The action fan in me has been drawn to Cinemax over the last few years as its content has grown smarter and bolder, but since “Banshee” died off I’ve also ached to see more women at the fore of its series. This one looks appealing based on cast and premise alone, especially given that Giancarlo Esposito also stars.
“Endeavour,” Sunday, June 16 at 9 p.m., PBS
Watch PBS long enough and some “Masterpiece” detective eventually gets under your skin. For my money Shaun Evans in “Endeavour” provides one of the more reliably entertaining performances on TV, maturing as a detective and as man tempered by all manner of dramatic adversity while the denizens and vices of swinging '60s Britain equally tempt and perplex him. Think of him as the anti-“Luther”: Endeavour broods, but his cases pop with colorful costumes and frequently involve mod weirdos and hippies.

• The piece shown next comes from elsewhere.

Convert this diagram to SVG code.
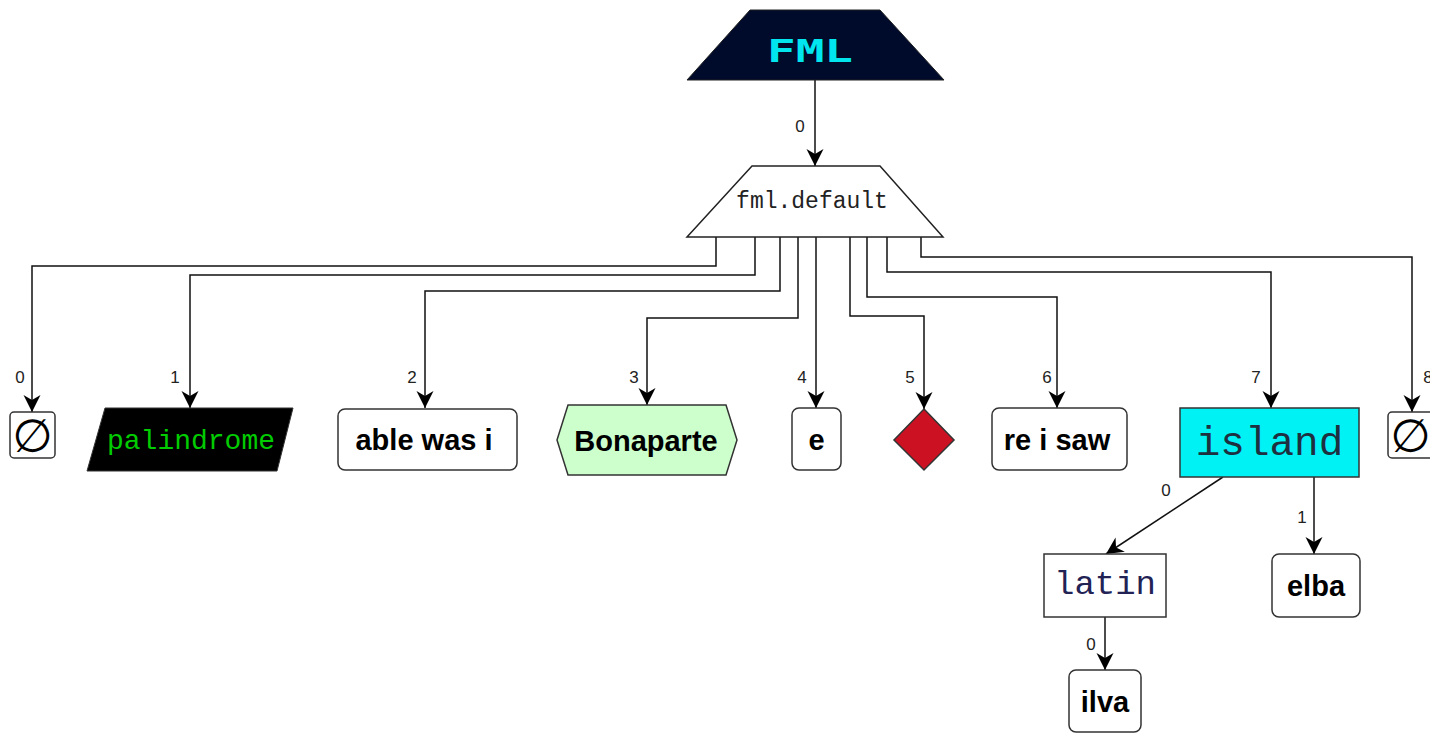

In the sixth season, set in 1969, Endeavour rocks a luxurious porn ‘stache that hopefully will become the subject of at least a few jokes because dear lord, it is prominent. Be that as it may, the mysteries are even more fascinating and easy to fall for — perfect summertime viewing for smarties who don’t want to be taxed too much.
“Euphoria,” Sunday, June 16 at 10 p.m., HBO
Another series topped by famous women is already inhaling quite a bit of oxygen, as I mentioned, but there’s already quite a measure of fascination building around this drama based on an Israeli series and starring Zendaya as a teen girl addicted to drugs, who is also the series (likely unreliable) narrator.
Without having seen any episodes (yet) the original’s primacy of the teen’s perspective in the midst of a number of wild scenarios leads one to presume that Sam Levinson’s adaptation won’t soften the content for HBO audiences. Plus the series is executive produced by Drake who, do not forget, first entered the spotlight as a star on “Degrassi: The Next Generation.” I kid of course: We will never forget. Never!
“Alternatino With Arturo Castro,” Tuesday, June 18 at 10:30 p.m., Comedy Central
Technically critics are not supposed to post reviews for a few more days yet, but any round-up of series worth watching in June that doesn’t mention Arturo Castro’s sketch series would be incomplete. (Besides, Salon will be featuring more coverage closer to its premiere date.)
What can be safely said without blowing anything is that “Alternatino” has the potential to accomplish for the “Broad City” star, Latinx comedy and conversations about cultural schisms what series such as “Key & Peele” did for its stars and viewers a few years ago. To help that along, “Key & Peele” executive producer Jay Martel serves as the series’ showrunner, although its bent is distinctively Castro’s and marks him as a comic worth watching.